SRC.build_vocab(train_data, min_freq = 2)
TRG.build_vocab(train_data, min_freq = 2)

device = torch.device('cuda' if torch.cuda.is_available() else 'cpu')

BATCH_SIZE = 128

train_iterator, valid_iterator, test_iterator = BucketIterator.splits(
    (train_data, valid_data, test_data),
     batch_size = BATCH_SIZE,
     device = device)

Building the model

下一步是建立模型，和之前一样，模型由解码器和编码器组成。编码器将源语言中的输入句子编码为上下文向量，解码器解码上下文向量产生目标语言的输出语句。

Encoder

之前的基于RNN的编码器可以将整个输入句子压缩为单个上下文向量$z$.卷积序列到序列模型的编码器则不同，它为输入句子中的的每个token获取两个上下文向量。因此，若输入句子有6个token，则将获得12个上下文向量。

每个token的两个上下文向量——conved向量和combined向量。conved向量是每个token经过几层传递的结果，combined向量是卷积向量和该令牌的嵌入之和。
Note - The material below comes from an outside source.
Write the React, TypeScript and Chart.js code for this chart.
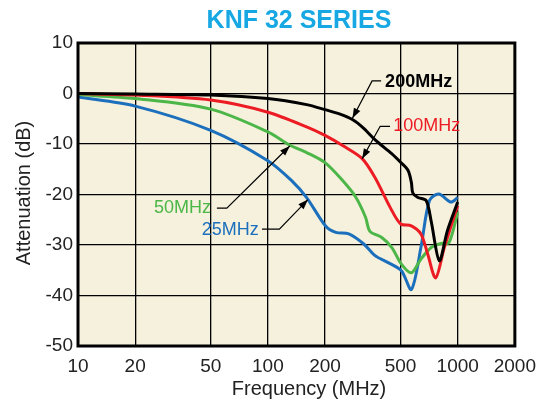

下图显示输入语句zwei menschen fechten通过编码器的结果。

首先每个token通过嵌入层，但是由于此模型没有循环连接，因此我们对序列中标记的顺序一无所知。为了解决这个问题，我们设置了第二个嵌入层，即位置嵌入层，它的输入不是令牌本身，而是令牌在序列中的位置。
然后，将标记和位置嵌入元素逐个相加，获得嵌入向量，其中包含有关标记及其在序列中的位置信息，然后是线性层，将输入向量转为具有所需隐藏大小的向量。
下一步是将隐藏向量传递到$N$卷积块中。通过卷积快后，向量将通过另一个线性层，使得其从hid_dim转换为嵌入的尺寸大小。得到的便是conved vector。
最后通过残差连接将conved向量和嵌入向量进行元素求和，获得每个token的组合向量。所以输入序列中的每个token都有一个组合向量。

Convolutional Blocks

下面将介绍卷积块如何工作。

下图显示了带有单个过滤器（蓝色）的2个卷积快，该过滤器在序列内的标记上滑动。实际实现中，设置了10个卷积快，每个快中具有1024个过滤器。

首先，填充输入句子。这是因为卷积层将减少输入句子的长度，并且我们希望进入卷积块的句子的长度等于从卷积块中出来的句子的长度。没有填充，从卷积层出来的序列的长度将比进入卷积层的序列的长度短filter_size-1。例如，如果过滤器大小为3，则序列将短2个元素。因此，我们在句子的每一侧都填充了一个填充元素。我们可以通过简单地对奇数大小的过滤器执行（filter_size-1）/ 2来计算每一侧的填充量-在本教程中，我们将不讨论偶数大小的过滤器。

这些过滤器的设计使其输出隐藏尺寸为输入隐藏尺寸的两倍。在计算机视觉术语中，这些隐藏的维度称为渠道-但我们将坚持将其称为隐藏的维度。为什么我们要使卷积滤波器的隐藏维的大小加倍？这是因为我们正在使用一种称为门控线性单元（GLU）的特殊激活函数。 GLU具有包含在激活函数中的选通机制（类似于LSTM和GRU），实际上是隐藏维的一半大小，而激活函数通常会使隐藏维保持相同的大小。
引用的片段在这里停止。